__WORK REQUIRED__: Each line from the top of the listing through the one holding "273, 304, 334];" should be restated word for word, with nothing added and no pictures.

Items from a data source
# # #

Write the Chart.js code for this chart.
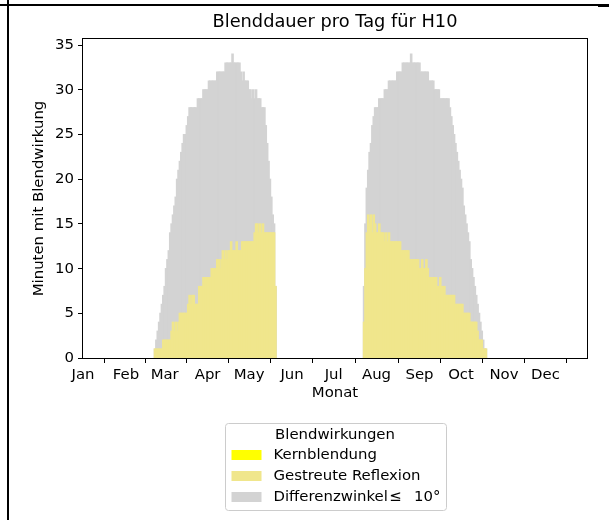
<!DOCTYPE html>
<html>
<head>
<meta charset="utf-8">
<script src="https://cdn.jsdelivr.net/npm/chart.js@4.4.1/dist/chart.umd.min.js"></script>
<style>
  html, body { margin: 0; padding: 0; background: #fff; }
  #wrap { position: relative; width: 609px; height: 520px; overflow: hidden; }
  #myChart { position: absolute; left: 0; top: 0; }
  .linie-v { position: absolute; left: 7px; top: 0; width: 2px; height: 520px; background: #000; }
  .linie-h { position: absolute; left: 0; top: 4px; width: 598px; height: 2px; background: #000; }
  .linie-h2 { position: absolute; left: 598px; top: 4px; width: 11px; height: 3px; background: #000; }
</style>
</head>
<body>
<div id="wrap">
  <canvas id="myChart" width="609" height="520"></canvas>
  <div class="linie-h"></div>
  <div class="linie-h2"></div>
  <div class="linie-v"></div>
</div>
<script>
const monate = ['Jan', 'Feb', 'Mar', 'Apr', 'May', 'Jun', 'Jul', 'Aug', 'Sep', 'Oct', 'Nov', 'Dec'];
const monatsAnfang = [0, 31, 59, 90, 120, 151, 181, 212, 243, 273, 304, 334];

// Fruehjahr: ab Tag 52 (22. Feb), Minuten pro Tag
const fruehlingStart = 52;
const fruehlingGrau = [
  1, 2, 3, 4, 5, 6, 7, 8, 10, 11, 12, 14, 15, 16, 17, 18, 20, 21, 22, 23, 24, 25, 25, 26, 27,
  28, 28, 28, 28, 28, 28,
  29, 29, 29, 29,
  30, 30, 30, 30,
  31, 31, 31, 31, 31, 31,
  32, 32, 32, 32, 32, 32,
  33, 33, 33, 33, 33,
  34,
  33, 33, 33, 33, 33,
  32, 31, 32,
  31, 31, 31,
  30, 30, 29, 30, 29, 30,
  29, 29, 29,
  28, 28, 28,
  26, 24, 22, 20, 18, 16, 15, 8
];
const fruehlingGelb = [
  1, 1, 1, 1, 1, 1,
  2, 2, 2, 2, 2, 2,
  3, 4, 3, 4, 3, 4,
  5, 5, 5, 5, 5, 5,
  6, 7, 6, 7, 7, 6, 6, 6,
  8, 8, 8,
  9, 9, 9, 9, 9, 9,
  10, 10, 10, 10, 11, 11, 10,
  11, 12, 11, 12, 11,
  12, 12, 13, 12, 12, 12, 13, 12, 12, 12,
  13, 13, 13, 13, 13, 13, 13, 13, 13,
  14, 15, 15, 14, 15, 14, 15, 14, 14, 14, 14, 14, 14, 14, 14,
  8
];

// Spaetsommer/Herbst: ab Tag 203 (23. Jul)
const herbstStart = 203;
const herbstGrau = [
  8, 15, 19, 21, 23, 24, 26, 27,
  28, 28, 28,
  29, 29, 29, 29,
  30, 30, 30,
  31, 31, 31, 31, 31, 31,
  32, 32, 32, 32,
  33, 33, 33, 33, 33, 33,
  34,
  33, 33, 33, 33, 33, 33,
  32, 32, 32, 32, 32, 32,
  31, 31, 31, 31,
  30, 30, 30, 30,
  29, 29, 29, 29, 29, 29, 29,
  28, 27, 26, 25, 24, 23, 22, 21, 20, 19, 17, 16, 15, 14, 13, 11, 10, 9, 8, 7, 6, 5, 4, 3, 2, 1, 1
];
const herbstGelb = [
  4, 10, 14, 16, 15, 16, 14, 16, 15,
  14, 14, 15, 14, 14, 14,
  13, 14, 13, 14, 13, 13, 13, 13, 13, 13, 13, 13,
  12, 12, 12, 12, 12, 12,
  11, 11, 11, 11, 11, 11, 11,
  10, 10, 11, 10, 10, 11, 10,
  9, 9, 9, 9, 9, 9,
  8, 8, 9, 8, 8, 8,
  7, 7, 7, 7, 7, 7, 7,
  6, 6, 6, 6, 6, 6,
  5, 5, 5, 5, 5,
  4, 4, 4, 4, 4,
  3, 2, 2, 2,
  1, 1, 1
];

// Kernblendung kommt nicht vor
const kernblendung = [];

const tage = [];
const gelb = [];
const grau = [];
fruehlingGrau.forEach((v, i) => {
  tage.push(fruehlingStart + i);
  grau.push(v);
  gelb.push(fruehlingGelb[i]);
});
herbstGrau.forEach((v, i) => {
  tage.push(herbstStart + i);
  grau.push(v);
  gelb.push(herbstGelb[i]);
});

const schrift = { family: 'DejaVu Sans', size: 14.9 };
Chart.defaults.font.family = 'DejaVu Sans';
Chart.defaults.color = '#000';

// Rahmen um die Zeichenflaeche (wie matplotlib-Spines) und Titel ueber der Achsenmitte
const rahmen = {
  id: 'rahmen',
  afterDatasetsDraw(chart) {
    const { ctx, chartArea: a } = chart;
    ctx.save();
    ctx.strokeStyle = '#000';
    ctx.lineWidth = 1;
    ctx.strokeRect(Math.round(a.left) - 0.5, Math.round(a.top) - 0.5,
      Math.round(a.right - a.left) + 1, Math.round(a.bottom - a.top) + 1);
    ctx.font = '17.8px "DejaVu Sans"';
    ctx.fillStyle = '#000';
    ctx.textAlign = 'center';
    ctx.textBaseline = 'middle';
    ctx.fillText('Blenddauer pro Tag für H10', (a.left + a.right) / 2, 22);
    ctx.restore();
  }
};

// Legende unter dem Diagramm
const legende = {
  id: 'legende',
  afterDraw(chart) {
    const { ctx, chartArea: a } = chart;
    const mitte = (a.left + a.right) / 2;
    const w = 221, h = 87;
    const x = Math.round(mitte - w / 2) + 0.5, y = 423.5;
    ctx.save();
    ctx.beginPath();
    ctx.roundRect(x, y, w, h, 3);
    ctx.fillStyle = 'rgba(255,255,255,0.8)';
    ctx.fill();
    ctx.strokeStyle = '#cccccc';
    ctx.lineWidth = 1;
    ctx.stroke();
    ctx.font = '14.9px "DejaVu Sans"';
    ctx.textBaseline = 'middle';
    ctx.textAlign = 'center';
    ctx.fillStyle = '#000';
    ctx.fillText('Blendwirkungen', mitte, 435);
    ctx.textAlign = 'left';
    chart.data.datasets.forEach((ds, i) => {
      const cy = 455 + i * 21;
      ctx.fillStyle = ds.backgroundColor;
      ctx.fillRect(x + 6, cy - 5, 30, 10);
      ctx.fillStyle = '#000';
      ctx.fillText(ds.label, x + 48, cy);
    });
    ctx.restore();
  }
};

const ctx = document.querySelector('#myChart');
const chart = new Chart(ctx, {
  type: 'bar',
  data: {
    labels: tage,
    datasets: [
      { label: 'Kernblendung', data: kernblendung, backgroundColor: '#ffff00' },
      { label: 'Gestreute Reflexion', data: gelb, backgroundColor: '#f0e68c' },
      { label: 'Differenzwinkel\u200a≤\u2002 10°', data: grau, backgroundColor: '#d3d3d3' }
    ]
  },
  options: {
    responsive: false,
    animation: false,
    devicePixelRatio: 1,
    datasets: {
      bar: { grouped: false, barPercentage: 1, categoryPercentage: 1, borderWidth: 0, inflateAmount: 0.6 }
    },
    layout: { padding: { left: 0, right: 22, top: 39, bottom: 112 } },
    plugins: {
      legend: { display: false },
      tooltip: { enabled: false },
      title: { display: false }
    },
    scales: {
      x: {
        type: 'linear',
        min: 0,
        max: 364,
        offset: false,
        afterBuildTicks: (s) => { s.ticks = monatsAnfang.map((v) => ({ value: v })); },
        afterFit: (s) => { s.height = 50; },
        ticks: {
          autoSkip: false,
          maxRotation: 0,
          padding: 3,
          color: '#000',
          font: schrift,
          callback: (v, i) => monate[i]
        },
        grid: { drawOnChartArea: false, drawTicks: true, tickLength: 5, color: '#000' },
        border: { display: false },
        title: { display: true, text: 'Monat', color: '#000', font: schrift, padding: { top: 0, bottom: 6 } }
      },
      y: {
        min: 0,
        max: 35.7,
        afterFit: (s) => { s.width = 83; },
        ticks: { stepSize: 5, includeBounds: false, padding: 4, color: '#000', font: schrift },
        grid: { drawOnChartArea: false, drawTicks: true, tickLength: 5, color: '#000' },
        border: { display: false },
        title: { display: true, text: 'Minuten mit Blendwirkung', color: '#000', font: schrift, padding: { top: 30, bottom: 0 } }
      }
    }
  },
  plugins: [rahmen, legende]
});
</script>
</body>
</html>
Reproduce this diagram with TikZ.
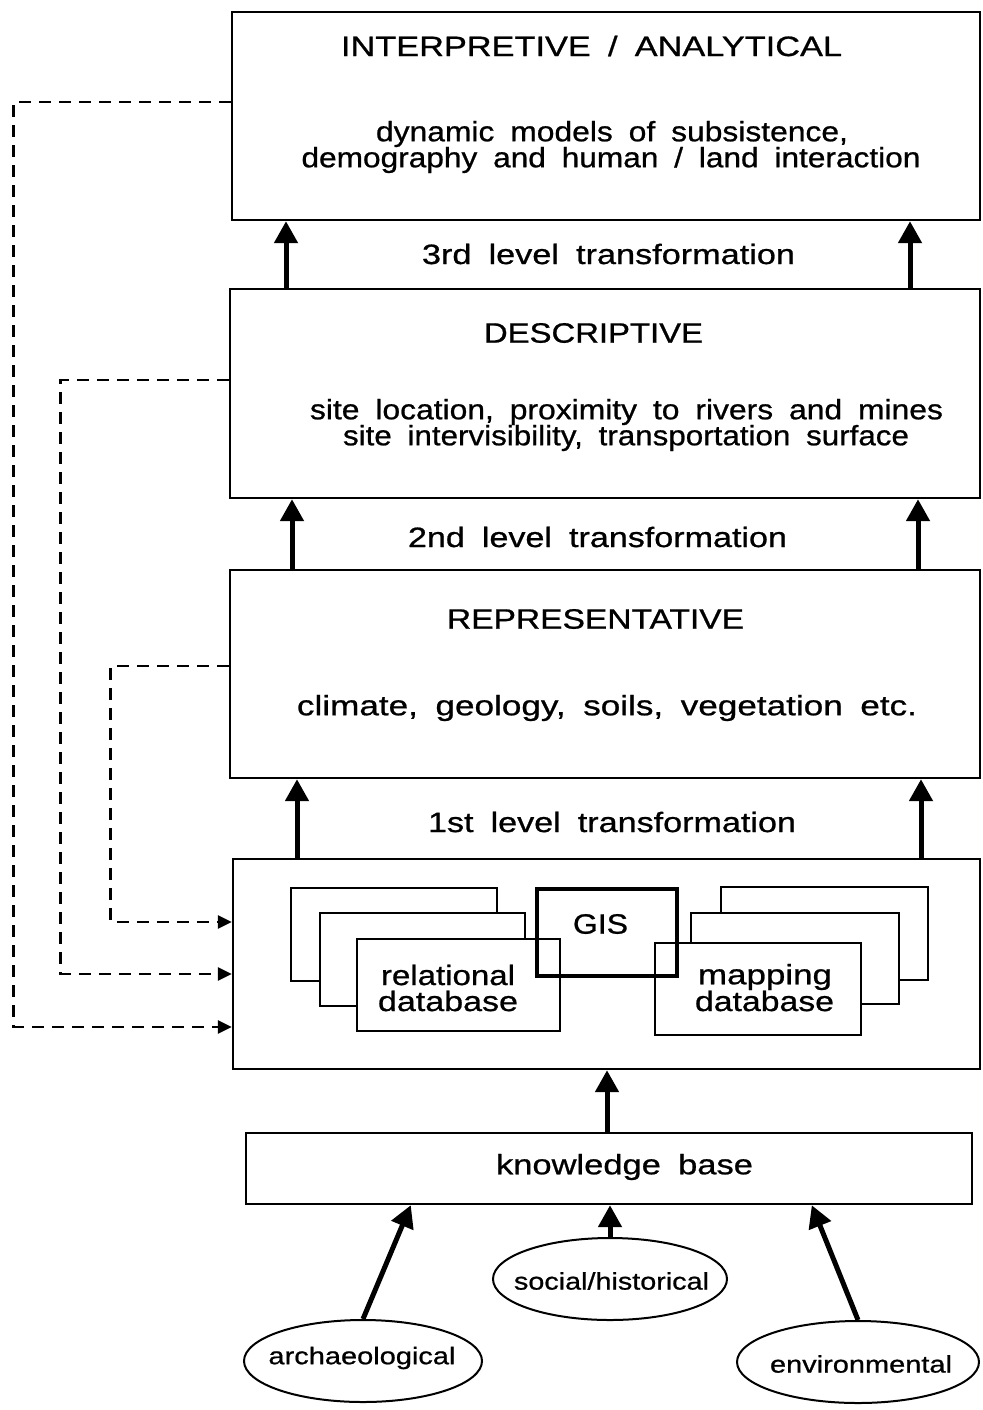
\documentclass[tikz,border=0pt]{standalone}
\usepackage{graphicx}
\usepackage{fontspec}
\setmainfont{Liberation Sans}[FakeStretch=1.15,WordSpace=1.8,FakeBold=0.8]
\usetikzlibrary{arrows.meta,shapes.geometric}
\newcommand\fitw[2]{\resizebox{#1}{\height}{#2}}
\tikzset{
  box/.style={draw,line width=2.4pt,fill=white,inner sep=0pt},
  dbbox/.style={draw,line width=2pt,fill=white,inner sep=0pt},
  gisbox/.style={draw,line width=4.5pt,inner sep=0pt},
  oval/.style={draw,ellipse,line width=2pt,inner sep=0pt},
  txt/.style={inner sep=0pt,font=\fontsize{28}{30}\selectfont},
  smalltxt/.style={inner sep=0pt,font=\fontsize{24}{26}\selectfont},
  bigarrow/.style={line width=5pt,-{Triangle[length=22pt,width=23pt]}},
  dashline/.style={line width=2.8pt,dash pattern=on 12pt off 8pt,-{Triangle[length=14pt,width=13pt]}}
}
\begin{document}
\begin{tikzpicture}[x=1pt,y=-1pt]
\useasboundingbox (0,0) rectangle (982,1410);
% main boxes
\node[box,minimum width=748pt,minimum height=208pt] (interp) at (606,116) {};
\node[box,minimum width=750pt,minimum height=209pt] (desc) at (605,393.5) {};
\node[box,minimum width=750pt,minimum height=208pt] (rep) at (605,674) {};
\node[box,minimum width=747pt,minimum height=210pt] (cont) at (606.5,964) {};
\node[box,minimum width=726pt,minimum height=71pt] (kb) at (609,1168.5) {};
% texts
\node[txt] (t1) at (591.5,46) {\fitw{501pt}{INTERPRETIVE / ANALYTICAL}};
\node[txt] (t1a) at (612,134) {\fitw{472pt}{dynamic models of subsistence,}};
\node[txt] (t1b) at (611,160) {\fitw{619pt}{demography and human / land interaction}};
\node[txt] (t2) at (593.5,333) {\fitw{219pt}{DESCRIPTIVE}};
\node[txt] (t2a) at (626.5,412) {\fitw{633pt}{site location, proximity to rivers and mines}};
\node[txt] (t2b) at (626,438) {\fitw{566pt}{site intervisibility, transportation surface}};
\node[txt] (t3) at (595.5,619) {\fitw{297pt}{REPRESENTATIVE}};
\node[txt] (t3a) at (607,708) {\fitw{620pt}{climate, geology, soils, vegetation etc.}};
\node[txt] (tkb) at (624.5,1167) {\fitw{257pt}{knowledge base}};
\node[txt] (l3) at (608.5,254) {\fitw{373pt}{3rd level transformation}};
\node[txt] (l2) at (597.5,537) {\fitw{379pt}{2nd level transformation}};
\node[txt] (l1) at (612,822) {\fitw{368pt}{1st level transformation}};
% database stacks
\node[dbbox,minimum width=206pt,minimum height=93pt] (rb) at (394,934.5) {};
\node[dbbox,minimum width=205pt,minimum height=93pt] (rm) at (422.5,959.5) {};
\node[dbbox,minimum width=203pt,minimum height=92pt] (rf) at (458.5,985) {};
\node[dbbox,minimum width=207pt,minimum height=93pt] (mb) at (824.5,933.5) {};
\node[dbbox,minimum width=208pt,minimum height=91pt] (mm) at (795,958.5) {};
\node[dbbox,minimum width=206pt,minimum height=92pt] (mf) at (758,989) {};
\node[gisbox,minimum width=140pt,minimum height=87pt] (gis) at (607,932.5) {};
\node[txt] (tgis) at (600.5,924) {\fitw{55pt}{GIS}};
\node[txt] (trel1) at (448,975) {\fitw{134pt}{relational}};
\node[txt] (trel2) at (448,1001) {\fitw{140pt}{database}};
\node[txt] (tmap1) at (765,977) {\fitw{134pt}{mapping}};
\node[txt] (tmap2) at (764.5,1001) {\fitw{139pt}{database}};
% ovals
\node[oval,minimum width=238pt,minimum height=82pt] (arch) at (363,1361) {};
\node[oval,minimum width=234pt,minimum height=82pt] (soc) at (610,1279) {};
\node[oval,minimum width=242pt,minimum height=82pt] (env) at (858,1362) {};
\node[smalltxt] (tarch) at (362,1358) {\fitw{187pt}{archaeological}};
\node[smalltxt] (tsoc) at (611.5,1281) {\fitw{195pt}{social/historical}};
\node[smalltxt] (tenv) at (861,1364) {\fitw{182pt}{environmental}};
% level arrows
\coordinate (a3l) at (286,0); \coordinate (a3r) at (910,0);
\coordinate (a2l) at (292,0); \coordinate (a2r) at (918,0);
\coordinate (a1l) at (297,0); \coordinate (a1r) at (921,0);
\coordinate (ak) at (607,0);
\draw[bigarrow] (desc.north -| a3l) -- (interp.south -| a3l);
\draw[bigarrow] (desc.north -| a3r) -- (interp.south -| a3r);
\draw[bigarrow] (rep.north -| a2l) -- (desc.south -| a2l);
\draw[bigarrow] (rep.north -| a2r) -- (desc.south -| a2r);
\draw[bigarrow] (cont.north -| a1l) -- (rep.south -| a1l);
\draw[bigarrow] (cont.north -| a1r) -- (rep.south -| a1r);
\draw[bigarrow] (kb.north -| ak) -- (cont.south -| ak);
% source arrows
\draw[bigarrow] (arch.north) -- ([xshift=166pt]kb.south west);
\draw[bigarrow] (soc.north) -- (soc.north |- kb.south);
\draw[bigarrow] (env.north) -- ([xshift=567pt]kb.south west);
% feedback dashed
\draw[dashline] ([yshift=14pt]interp.west) -- ++(-217pt,0) |- ([yshift=-63pt]cont.west);
\draw[dashline] ([yshift=13.5pt]desc.west) -- ++(-168pt,0) |- ([yshift=-10pt]cont.west);
\draw[dashline] ([yshift=8pt]rep.west) -- ++(-118pt,0) |- ([yshift=42pt]cont.west);
\end{tikzpicture}
\end{document}
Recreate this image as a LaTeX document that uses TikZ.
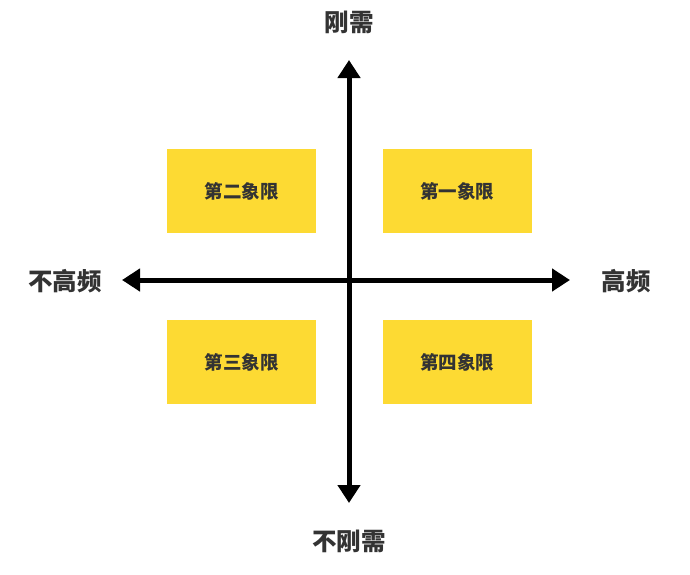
\documentclass[tikz,border=0pt]{standalone}
\usepackage{fontspec}
\setmainfont{Noto Sans CJK SC}
\usetikzlibrary{arrows.meta}
\definecolor{quadyellow}{HTML}{FDDA33}
\definecolor{labelgray}{HTML}{333333}
\begin{document}
\begin{tikzpicture}[x=1pt,y=-1pt]
  \tikzstyle{quadrant}=[fill=quadyellow, minimum width=149pt, minimum height=84pt,
    inner sep=0pt, text=labelgray, font=\fontsize{18.5}{18.5}\selectfont\bfseries]
  \tikzstyle{axislabel}=[text=labelgray, font=\fontsize{24.5}{24.5}\selectfont\bfseries]
  \tikzstyle{axis}=[line width=5pt, -{Triangle[width=22pt,length=18pt]}]
  \useasboundingbox (0,0) rectangle (690,574);
  \coordinate (center) at (349,280);
  \coordinate (top) at (349,60);
  \coordinate (bottom) at (349,503);
  \coordinate (left) at (122,280);
  \coordinate (right) at (570,280);
  \draw[axis] (center) -- (top);
  \draw[axis] (center) -- (bottom);
  \draw[axis] (center) -- (left);
  \draw[axis] (center) -- (right);
  \node[quadrant] (q1) at (457,191) {第一象限};
  \node[quadrant] (q2) at (241.5,191) {第二象限};
  \node[quadrant] (q3) at (241.5,362) {第三象限};
  \node[quadrant] (q4) at (457,362) {第四象限};
  \node[axislabel] (rigid) at (349,22) {刚需};
  \node[axislabel] (nonrigid) at (349,541) {不刚需};
  \node[axislabel] (lowfreq) at (65,281) {不高频};
  \node[axislabel] (highfreq) at (626,281) {高频};
\end{tikzpicture}
\end{document}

# # #

__SOLUTION BELOW__:
Write the Chart.js code for this chart.
<!DOCTYPE html>
<html>
<head>
<meta charset="utf-8">
<script src="https://cdn.jsdelivr.net/npm/chart.js@4.4.1/dist/chart.umd.min.js"></script>
<style>
  html, body { margin: 0; padding: 0; background: #fff; }
  #wrap { position: relative; width: 609px; height: 520px; overflow: hidden; }
  #myChart { position: absolute; left: 0; top: 0; }
  .linie-v { position: absolute; left: 7px; top: 0; width: 2px; height: 520px; background: #000; }
  .linie-h { position: absolute; left: 0; top: 4px; width: 598px; height: 2px; background: #000; }
  .linie-h2 { position: absolute; left: 598px; top: 4px; width: 11px; height: 3px; background: #000; }
</style>
</head>
<body>
<div id="wrap">
  <canvas id="myChart" width="609" height="520"></canvas>
  <div class="linie-h"></div>
  <div class="linie-h2"></div>
  <div class="linie-v"></div>
</div>
<script>
const monate = ['Jan', 'Feb', 'Mar', 'Apr', 'May', 'Jun', 'Jul', 'Aug', 'Sep', 'Oct', 'Nov', 'Dec'];
const monatsAnfang = [0, 31, 59, 90, 120, 151, 181, 212, 243, 273, 304, 334];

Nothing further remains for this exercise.